Submitted by sacha on Mon, 17/09/2007 - 18:09

As soon as I posted the last comment, I noticed that lack of clarity in my explanation and thought you'd say that. Here's what I meant:

i. In fact, no one deliberately deleted your account, and it was restored not long after you alerted us to the problem.
ii. In one case, ie the comments on Glotzer, we deleted your comments for the reason stated above.
iii. The idea of deleting someone's comments, asking them not to post etc etc has only even arisen in one non-spamming case - yours.

Is that clear?

Is the distinction between "too long" and "not too long" arbitrary? In general, maybe. The issue arises with you because your posts are so very long and numerous. Cf you might ask someone to write an article for a publication and say "Don't worry about the length, we're flexible", assuming they might right something between, say, 500 and 5,000 words. If they then came back with 40,000 there would be a problem! Why do you think it is that we've never had this problem with anyone else?

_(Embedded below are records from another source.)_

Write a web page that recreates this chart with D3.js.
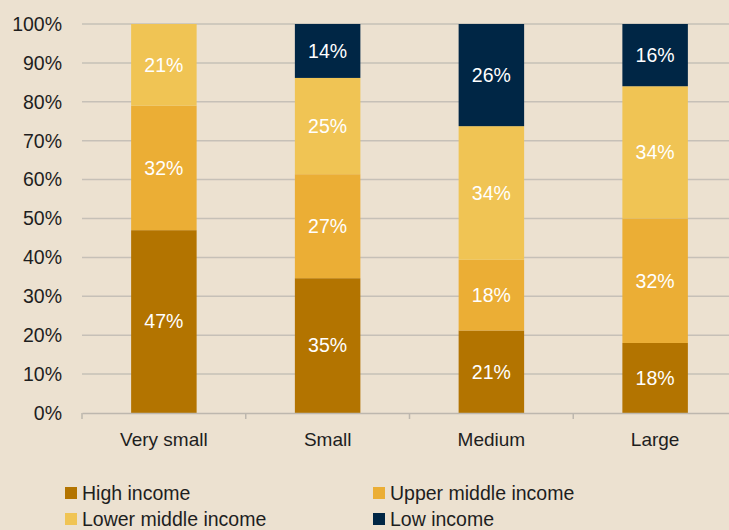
<!DOCTYPE html>
<html>
<head>
<meta charset="utf-8">
<script src="https://cdn.jsdelivr.net/npm/d3@7"></script>
<style>
  html, body { margin: 0; padding: 0; background: #ECE1D0; }
  svg { display: block; }
  text { font-family: "Liberation Sans", Arial, sans-serif; }
</style>
</head>
<body>
<svg id="chart" width="729" height="530"></svg>
<script>
// Firm size groups along the x axis
const categories = ["Very small", "Small", "Medium", "Large"];
// Income group series (percent shares, as labelled)
const seriesNames = ["High income", "Upper middle income", "Lower middle income", "Low income"];
const highIncome = [47, 35, 21, 18];
const upperMiddle = [32, 27, 18, 32];
const lowerMiddle = [21, 25, 34, 34];
const lowIncome = [0, 14, 26, 16];
const yTicks = [0, 10, 20, 30, 40, 50, 60, 70, 80, 90, 100];
const colors = ["#B37400", "#EBAE35", "#F0C454", "#002645"];

const rows = categories.map((c, i) => ({
  category: c,
  "High income": highIncome[i],
  "Upper middle income": upperMiddle[i],
  "Lower middle income": lowerMiddle[i],
  "Low income": lowIncome[i]
}));

const svg = d3.select("#chart");
const margin = { left: 82, right: -8, top: 24, bottom: 117 };
const W = 729, H = 530;
const FS = 19.5;

const x = d3.scaleBand().domain(categories).range([margin.left, W - margin.right]).padding(0);
const y = d3.scaleLinear().domain([0, 1]).range([H - margin.bottom, margin.top]);
const color = d3.scaleOrdinal().domain(seriesNames).range(colors);

// Shares are normalised so each bar fills 0–100%
const stacked = d3.stack().keys(seriesNames).offset(d3.stackOffsetExpand)(rows);

// Horizontal gridlines
svg.append("g")
  .selectAll("line")
  .data(yTicks.filter(t => t > 0))
  .join("line")
  .attr("x1", margin.left).attr("x2", W)
  .attr("y1", t => y(t / 100)).attr("y2", t => y(t / 100))
  .attr("stroke", "#C6C0B7").attr("stroke-width", 1.5);

// Y axis labels
svg.append("g")
  .selectAll("text")
  .data(yTicks)
  .join("text")
  .attr("x", 62)
  .attr("y", t => y(t / 100))
  .attr("dy", "0.35em")
  .attr("text-anchor", "end")
  .attr("font-size", FS)
  .attr("fill", "#1E1E1E")
  .text(t => t + "%");

// Bars
const barW = x.bandwidth() * 0.4;
const layers = svg.append("g")
  .selectAll("g")
  .data(stacked)
  .join("g")
  .attr("fill", d => color(d.key));

layers.selectAll("rect")
  .data(d => d.map(v => Object.assign(v, { key: d.key })))
  .join("rect")
  .attr("x", d => x(d.data.category) + (x.bandwidth() - barW) / 2)
  .attr("width", barW)
  .attr("y", d => y(d[1]))
  .attr("height", d => y(d[0]) - y(d[1]));

// Value labels
layers.selectAll("text")
  .data(d => d.filter(v => v.data[d.key] > 0))
  .join("text")
  .attr("x", d => x(d.data.category) + x.bandwidth() / 2)
  .attr("y", d => y((d[0] + d[1]) / 2))
  .attr("dy", "0.35em")
  .attr("text-anchor", "middle")
  .attr("font-size", FS)
  .attr("fill", "#FFFFFF")
  .text(d => d.data[d.key] + "%");

// X axis baseline and category dividers
const xAxis = d3.axisBottom(x).tickSize(0).tickFormat(d => d);
const axisG = svg.append("g")
  .attr("transform", `translate(0,${y(0)})`)
  .call(xAxis);
axisG.select(".domain").attr("stroke", "#BDB7AE").attr("stroke-width", 1.5);
axisG.selectAll(".tick text")
  .attr("font-size", 19)
  .attr("font-family", "Liberation Sans, Arial, sans-serif")
  .attr("fill", "#1E1E1E")
  .attr("dy", "1.6em");
svg.append("g")
  .selectAll("line")
  .data(categories)
  .join("line")
  .attr("x1", d => x(d)).attr("x2", d => x(d))
  .attr("y1", y(0)).attr("y2", y(0) + 6)
  .attr("stroke", "#BDB7AE").attr("stroke-width", 1.5);

// Legend
const legendPos = [[65, 493], [373, 493], [65, 519], [373, 519]];
const legend = svg.append("g")
  .selectAll("g")
  .data(seriesNames)
  .join("g")
  .attr("transform", (d, i) => `translate(${legendPos[i][0]},${legendPos[i][1]})`);
legend.append("rect")
  .attr("x", 0).attr("y", -6)
  .attr("width", 12).attr("height", 12)
  .attr("fill", d => color(d));
legend.append("text")
  .attr("x", 17).attr("y", 0)
  .attr("dy", "0.35em")
  .attr("font-size", FS)
  .attr("fill", "#1E1E1E")
  .text(d => d);
</script>
</body>
</html>
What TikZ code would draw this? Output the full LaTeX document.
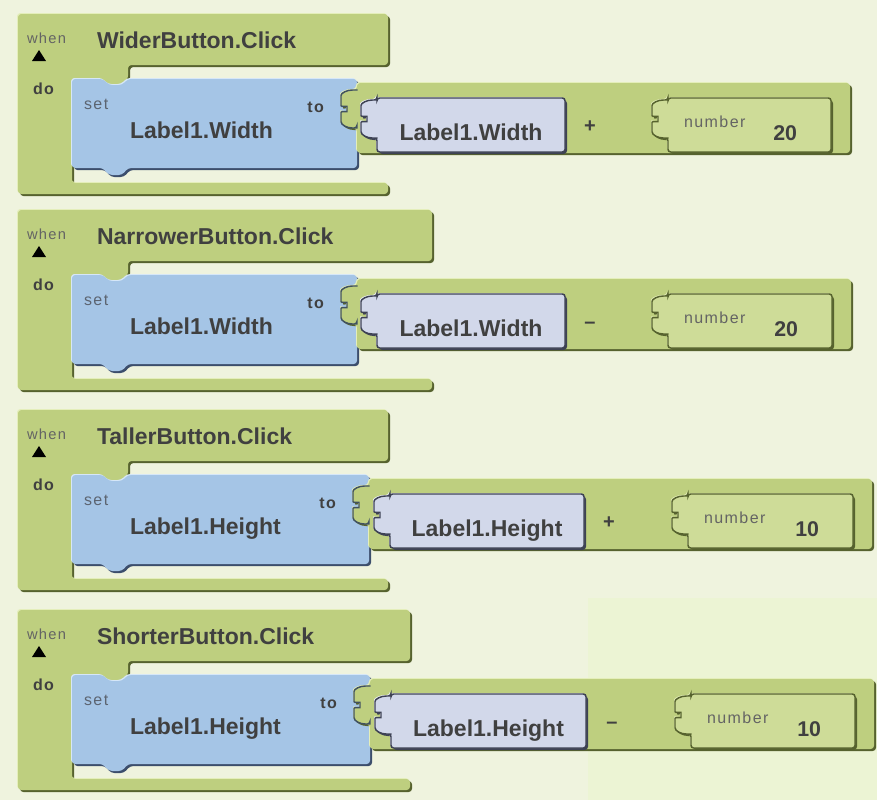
\documentclass[tikz,border=0pt]{standalone}
\usepackage{fontspec}
\setmainfont{Liberation Sans}
\newfontfamily\tagfont[LetterSpace=9]{Liberation Sans}
\usetikzlibrary{calc}

\definecolor{canvas}{RGB}{239,243,222}
\definecolor{canvasb}{RGB}{236,244,212}
\definecolor{ctrl}{RGB}{190,207,127}
\definecolor{ctrlhi}{RGB}{228,238,186}
\definecolor{ctrllo}{RGB}{86,98,46}
\definecolor{numfill}{RGB}{206,220,152}
\definecolor{setfill}{RGB}{165,197,230}
\definecolor{sethi}{RGB}{214,231,248}
\definecolor{setlo}{RGB}{60,78,108}
\definecolor{getfill}{RGB}{210,216,234}
\definecolor{gethi}{RGB}{240,243,251}
\definecolor{getlo}{RGB}{62,66,84}
\definecolor{ink}{RGB}{64,64,64}
\definecolor{faint}{RGB}{100,100,100}
\definecolor{setink}{RGB}{92,100,112}

\tikzset{
  lbl/.style={inner sep=0pt, outer sep=0pt},
  whenlbl/.style={lbl, anchor=base west, text=faint, font=\tagfont\fontsize{11}{13}\selectfont},
  titlelbl/.style={lbl, anchor=base west, text=ink, font=\bfseries\fontsize{17.25}{20}\selectfont},
  dolbl/.style={lbl, anchor=base west, text=ink, font=\tagfont\bfseries\fontsize{12}{14}\selectfont},
  setlbl/.style={lbl, anchor=base west, text=setink, font=\tagfont\fontsize{12}{14}\selectfont},
  propbig/.style={lbl, anchor=base west, text=ink, font=\bfseries\fontsize{17.25}{20}\selectfont},
  tolbl/.style={lbl, anchor=base east, text=ink, font=\tagfont\bfseries\fontsize{12}{14}\selectfont},
  oplbl/.style={lbl, anchor=base, text=ink, font=\bfseries\fontsize{15}{17}\selectfont},
  numtag/.style={lbl, anchor=base west, text=faint, font=\tagfont\fontsize{12}{14}\selectfont},
  numval/.style={lbl, anchor=base east, text=ink, font=\bfseries\fontsize{16}{18}\selectfont},
  rim/.style={line width=1.1pt, rounded corners=2pt},
}

% a raised block: dark copy below right, light copy above left, face on top
\newcommand\bevel[4]{%
  \fill[#3, rounded corners=2.5pt, shift={(2,2)}] #4;
  \fill[#2, rounded corners=2.5pt, shift={(-1,-1)}] #4;
  \fill[#1, rounded corners=2.5pt] #4;
}
% a block seated in a socket: raised, then outlined all round
\newcommand\seated[4]{%
  \bevel{#1}{#2}{#3}{#4}
  \draw[#3, rim] #4;
}

% puzzle tab on the left edge at x=#1, tab region starting at y=#2 (drawn upwards)
\newcommand\plug[2]{-- (#1,#2+40) -- (#1-2,#2+40)
  .. controls (#1-10,#2+40) and (#1-16,#2+37) .. (#1-16,#2+31)
  -- (#1-16,#2+27)
  .. controls (#1-16,#2+23) and (#1-10,#2+24) .. (#1-10,#2+21)
  .. controls (#1-10,#2+18) and (#1-16,#2+19) .. (#1-16,#2+15)
  -- (#1-16,#2+10)
  .. controls (#1-16,#2+5) and (#1-10,#2+2) .. (#1-2,#2+2)
  -- (#1,#2+2)}

% event handler: #1 id, #2 top, #3 right edge of header and foot, #4 title
\newcommand\eventblock[4]{%
  \bevel{ctrl}{ctrlhi}{ctrllo}{(18,#2) -- (#3,#2) -- (#3,#2+51) -- (128,#2+51)
    -- (128,#2+65) -- (122,#2+71) -- (109,#2+71) -- (103,#2+65) -- (72,#2+65)
    -- (72,#2+169) -- (#3,#2+169) -- (#3,#2+180) -- (18,#2+180) -- cycle}
  \fill[black] (32,#2+47) -- (46,#2+47) -- (39,#2+36) -- cycle;
  \node[whenlbl] (when#1) at (27,#2+29) {when};
  \node[titlelbl] (title#1) at (97,#2+34) {#4};
  \node[dolbl] (do#1) at (33,#2+80) {do};
}

% setter: #1 id, #2 top of handler, #3 right edge, #4 property
\newcommand\setblock[4]{%
  \bevel{setfill}{sethi}{setlo}{(72,#2+65) -- (103,#2+65) -- (109,#2+71)
    -- (122,#2+71) -- (128,#2+65) -- (#3,#2+65) -- (#3,#2+154) -- (128,#2+154)
    -- (122,#2+161) -- (109,#2+161) -- (103,#2+154) -- (72,#2+154) -- cycle}
  \node[setlbl] (set#1) at (84,#2+95) {set};
  \node[propbig] (lhs#1) at (130,#2+124) {#4};
  \node[tolbl] (to#1) at (#3-33,#2+98) {to};
}

% arithmetic block with its number operand:
% #1 id, #2 top of handler, #3 left, #4 right, #5 operator x, #6 operator,
% #7 left of number block, #8 number
\newcommand\valueblock[8]{%
  \bevel{ctrl}{ctrlhi}{ctrllo}{(#3,#2+69) -- (#4,#2+69) -- (#4,#2+139) -- (#3,#2+139)
    \plug{#3}{#2+74} -- cycle}
  \draw[setlo!80!ctrllo, rim] (#3,#2+114) \plug{#3}{#2+74};
  \node[oplbl] (op#1) at (#5,#2+118) {#6};
  \seated{numfill}{ctrlhi}{ctrllo}{(#7,#2+84) -- (#4-19,#2+84) -- (#4-19,#2+138)
    -- (#7,#2+138) \plug{#7}{#2+84} -- cycle}
  \node[numtag] (numtag#1) at (#7+16,#2+113) {number};
  \node[numval] (num#1) at (#4-53,#2+126) {#8};
}

% getter: #1 id, #2 top of handler, #3 left, #4 right, #5 property
\newcommand\getblock[5]{%
  \seated{getfill}{gethi}{getlo}{(#3,#2+84) -- (#4,#2+84) -- (#4,#2+138) -- (#3,#2+138)
    \plug{#3}{#2+84} -- cycle}
  \node[propbig, anchor=base] (rhs#1) at ({(#3+#4)/2},#2+126) {#5};
}

\begin{document}
\begin{tikzpicture}[x=0.75pt, y=-0.75pt]
  \useasboundingbox (0,0) rectangle (877,800);
  \fill[canvas] (0,0) rectangle (877,800);
  \fill[canvasb] (588,598) rectangle (877,800);

  % WiderButton
  \eventblock{1}{14}{388}{WiderButton.Click}
  \setblock{1}{14}{357}{Label1.Width}
  \valueblock{1}{14}{357}{850}{590}{+}{668}{20}
  \getblock{1}{14}{377}{565}{Label1.Width}

  % NarrowerButton
  \eventblock{2}{210}{432}{NarrowerButton.Click}
  \setblock{2}{210}{357}{Label1.Width}
  \valueblock{2}{210}{357}{851}{590}{–}{668}{20}
  \getblock{2}{210}{377}{565}{Label1.Width}

  % TallerButton
  \eventblock{3}{410}{388}{TallerButton.Click}
  \setblock{3}{410}{369}{Label1.Height}
  \valueblock{3}{410}{369}{872}{609}{+}{688}{10}
  \getblock{3}{410}{390}{584}{Label1.Height}

  % ShorterButton
  \eventblock{4}{610}{410}{ShorterButton.Click}
  \setblock{4}{610}{370}{Label1.Height}
  \valueblock{4}{610}{370}{874}{612}{–}{691}{10}
  \getblock{4}{610}{391}{586}{Label1.Height}
\end{tikzpicture}
\end{document}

I have no idea why your first Red Devil post was deleted. Perhaps because it made it look as though we exercise censorship when, clearly, we don't? Why didn't you ring the office for a discussion rather than simply assuming the worst and shouting about it on the internet?


Submitted by sacha on Tue, 18/09/2007 - 11:20

Arthur - I think we should try to calm this down, and I agree with you that we should try bring the debate to a close.

1. Do you seriously believe that you registering a new account, and Sean (Myerscough) or whoever posting once or twice (no offence, Sean!), amounts to a serious campaign which would force us to back down from our alleged determination to bar you? No, the reality is that we were as surprised by the deletion as you were. The reason there was some small delay (it may have seemed a long one to you, given your internet-prolificness, but in the real world it was very short) in reinstating you is because Martin was away and we are very busy with lots of things that have no connection to the internet. I know you may find this difficult to comprehend, as almost all your political activity is internet-related, but there it is.

2. I don't know the details of the Glotzer issue, which was I wasn't involved in, and frankly I don't care. The idea that we are hostile to free speech whether in terms of our internal life, our meetings, our paper or our website, is demonstrably laughable. By all means post a link to the Glotzer comments on your blog.

3. Your point about a word limit is just silly - as demonstrated by the fact that we've never had a problem with anyone else, ANYONE ELSE, in the ten years our website has existed. Just exercise your common sense!

4. On your relation to the CPGB coverage: fair point, I withdraw my comments.